The latest Commitment of Traders Report (COTR) (end of business day 16 April 2013), shows a large decrease of long gold positions, while short positions have also decreased. This appears odd, after the price action seen, but this could be the result of spread trading instead of outright futures sales.
Silver: $23.30 – down $2.60 from last week
Silver has seen a bad situation getting worse. Silver prices are down 22.2 per cent since the beginning of the year, and last week’s loss represents a 10 per cent move down. The problem with Silver is that there has not been any major physical buying coming to the market, which could save the day and repair some of the very damaged sentiment.
The option volatilities rose early last week towards 45 per cent, only to finish the week still in the lower thirties levels. There has hardly been a bounce and silver traded down towards the next major support level at $22, only to be rescued by the unprecedented buying in physical gold, which stabilized the precious metal markets.
It is important to notice that ETF redemptions have been kept to a minimum so far, and that would indicate that there are still very strong long term investors around, who could see this as an opportunity to raise their stakes in the silver market. This would obviously be the preferred scenario but some confidence building actions are needed.
The latest COTR (end of business day 16 April 2013), shows that the short positions have decreased, while long positions have also decreased, but only in small numbers.
Platinum: $1427 – down $53 from last week
The price for platinum is now at a premium of $21.50 with the price for gold.
Platinum prices moved lower, broadly in sympathy with the action coming from the gold market. The fact that platinum trades in a premium to gold is not a reflection of the strength of the platinum market, but a clear sign that the week’s proceedings were heavily influenced by the collapse of the gold price, seen last Monday.
The lofty highs from November 2012 of $1730 for platinum seem to be a long way away, as platinum prices are in danger to fall below the $1400 levels, last seen before the tensions and fatalities in South African mines took place, last August 2012. It was clear at that time that these prices of sub $1400 level would not be sustainable for the South African mining industry and this picture has clearly deteriorated with the rises in wages agreed to finish these wildcat strikes at the time. The only help for the corporates could come from a massive depreciation of the South African Rand in order to increase competitiveness this way, but that might only be wishful thinking.
Next month will be Platinum week in London, and I am sure that these issues will be widely discussed among global participants of the industry during these meeting opportunities.
There have been some minor, rather small liquidations seen in the number of ETF holdings and even the volatilities in Platinum have hardly changed since last week. The latest COTR (end of business day 16 April 2013), shows that the long positions have decreased, and short positions have increased.
Palladium: $675 – down $30 from last week
Palladium has, again, sold off in sympathy with gold. The price for palladium is currently where it was exactly one year ago ($672).

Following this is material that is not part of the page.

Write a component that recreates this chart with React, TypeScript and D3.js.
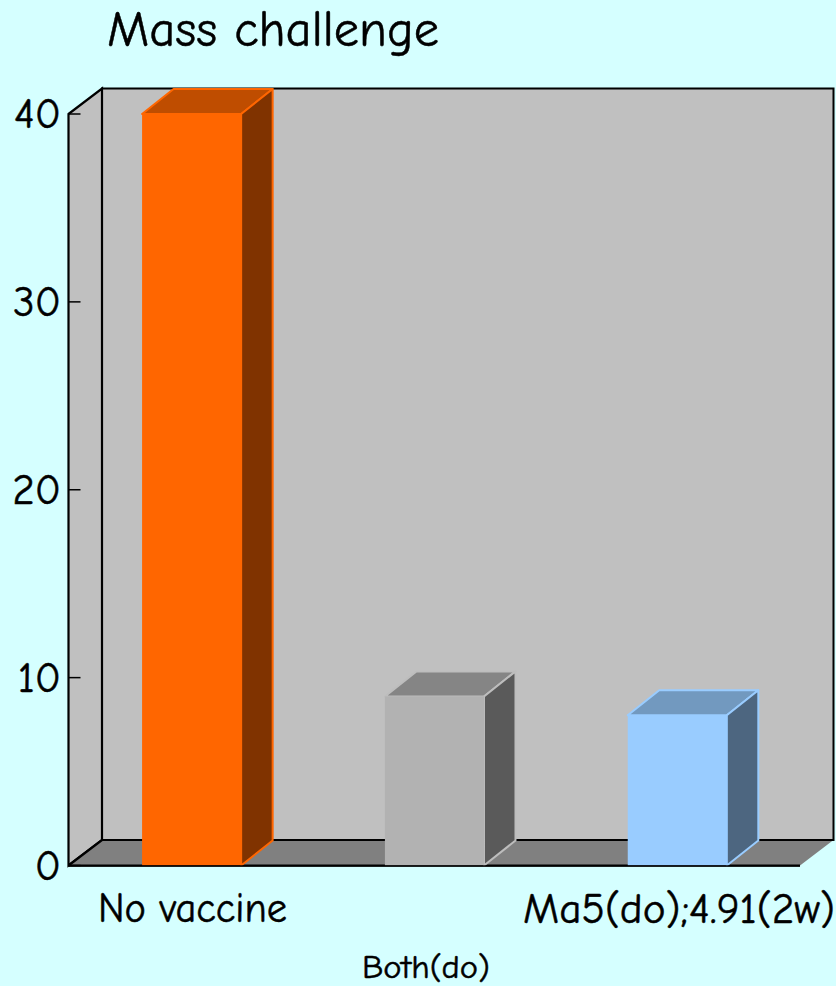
import React from "react";
import * as d3 from "d3";

const categories = ["No vaccine", "Both(do)", "Ma5(do);4.91(2w)"];
const values = [40, 9, 8];
const yTicks = [0, 10, 20, 30, 40];
const frontColors = ["#FF6600", "#B2B2B2", "#99CCFF"];
const topColors = ["#BF4D00", "#858585", "#7299BF"];
const sideColors = ["#803300", "#5A5A5A", "#4D6680"];
const edgeColors = ["#FF6600", "#BDBDBD", "#99CCFF"];

const WIDTH = 836;
const HEIGHT = 986;
const FONT = "'Comic Sans MS', 'Comic Neue', Lato, 'Open Sans', sans-serif";
const DEPTH_X = 33.5;
const DEPTH_Y = -25.5;
const BAR_DEPTH_X = 31.5;
const BAR_DEPTH_Y = -25;
const TEXT_WEIGHT = 0.5;

const y = d3.scaleLinear().domain([0, 40]).range([865.5, 114]);
const x = d3.scaleBand<string>().domain(categories).range([70.2, 798.7]).paddingInner(0.592).paddingOuter(0.296);

const poly = (pts: [number, number][]) => (d3.line()(pts) ?? "") + "Z";

export default function App() {
  const floorY = y(0);
  const topY = y(40);
  const left = 68.5;
  const right = 800;
  const backLeft = left + DEPTH_X;
  const backRight = right + DEPTH_X;
  const backTop = topY + DEPTH_Y;
  const backFloor = floorY + DEPTH_Y;

  return (
    <svg
      width={WIDTH}
      height={HEIGHT}
      viewBox={`0 0 ${WIDTH} ${HEIGHT}`}
      style={{ position: "fixed", left: 0, top: 0, display: "block", background: "#D5FFFF" }}
      fontFamily={FONT}
      fill="#000"
    >
      {/* back wall, side wall and floor of the 3D frame */}
      <rect x={backLeft} y={backTop} width={backRight - backLeft} height={backFloor - backTop} fill="#C0C0C0" stroke="#000" strokeWidth={2} />
      <path
        d={poly([[left, topY], [backLeft, backTop], [backLeft, backFloor], [left, floorY]])}
        fill="#C0C0C0"
        stroke="#000"
        strokeWidth={2.2}
      />
      <path
        d={poly([[left, floorY], [backLeft, backFloor], [backRight, backFloor], [right, floorY]])}
        fill="#808080"
        stroke="none"
      />
      <path d={`M${left},${floorY}L${backLeft},${backFloor}H${backRight}`} fill="none" stroke="#000" strokeWidth={2.2} />
      <path d={`M${left},${floorY}H${right}`} fill="none" stroke="#000" strokeWidth={2} />

      {/* value axis */}
      {yTicks.map((t) => (
        <g key={t}>
          <line x1={left} x2={left + 12} y1={y(t)} y2={y(t)} stroke="#000" strokeWidth={1.5} />
          <text x={61} y={y(t) + 14} fontSize={43} textAnchor="end" stroke="#000" strokeWidth={TEXT_WEIGHT}>
            {t}
          </text>
        </g>
      ))}

      {/* extruded bars */}
      {categories.map((c, i) => {
        const x0 = x(c) as number;
        const x1 = x0 + x.bandwidth();
        const yTop = y(values[i]);
        return (
          <g key={c} stroke={edgeColors[i]} strokeWidth={2} strokeLinejoin="round">
            <path d={poly([[x0, yTop], [x0 + BAR_DEPTH_X, yTop + BAR_DEPTH_Y], [x1 + BAR_DEPTH_X, yTop + BAR_DEPTH_Y], [x1, yTop]])} fill={topColors[i]} />
            <path d={poly([[x1, yTop], [x1 + BAR_DEPTH_X, yTop + BAR_DEPTH_Y], [x1 + BAR_DEPTH_X, floorY + BAR_DEPTH_Y], [x1, floorY]])} fill={sideColors[i]} />
            <rect x={x0} y={yTop} width={x.bandwidth()} height={floorY - yTop} fill={frontColors[i]} stroke="none" />
          </g>
        );
      })}

      {/* front baseline over the bars */}
      <path d={`M${left},${floorY + 0.5}H${right}`} fill="none" stroke="#000" strokeWidth={1.5} />

      {/* title and category labels */}
      <g stroke="#000" strokeWidth={TEXT_WEIGHT}>
        <text x={107} y={46} fontSize={50} textLength={332} lengthAdjust="spacingAndGlyphs">
          Mass challenge
        </text>
        <text x={98} y={922} fontSize={42} textLength={189} lengthAdjust="spacingAndGlyphs">
          {categories[0]}
        </text>
        <text x={362} y={978} fontSize={33} textLength={128} lengthAdjust="spacingAndGlyphs">
          {categories[1]}
        </text>
        <text x={523} y={923} fontSize={42} textLength={312} lengthAdjust="spacingAndGlyphs">
          {categories[2]}
        </text>
      </g>
    </svg>
  );
}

It’s a shame that all the gains, which had built-up nicely, have been surrendered, but palladium cannot be judged completely on its own, without taking all precious metals into consideration. Palladium prices have done extremely well in this context, as the prices for gold, silver and platinum were $1642, $31.65 and $1575 respectively.
This does show the strength and is fundamentally a good story, which palladium can put into the battlefield, and it appears that palladium prices could be the first major beneficiary, if precious metal prices can stabilize on current or higher levels.
There has hardly been any redemption on the ETF front and the option volatilities are also largely unchanged (a little higher in the nearby month).
The latest COTR (end of business day 16 April 2013), shows that the long positions have decreased, and short positions have increased.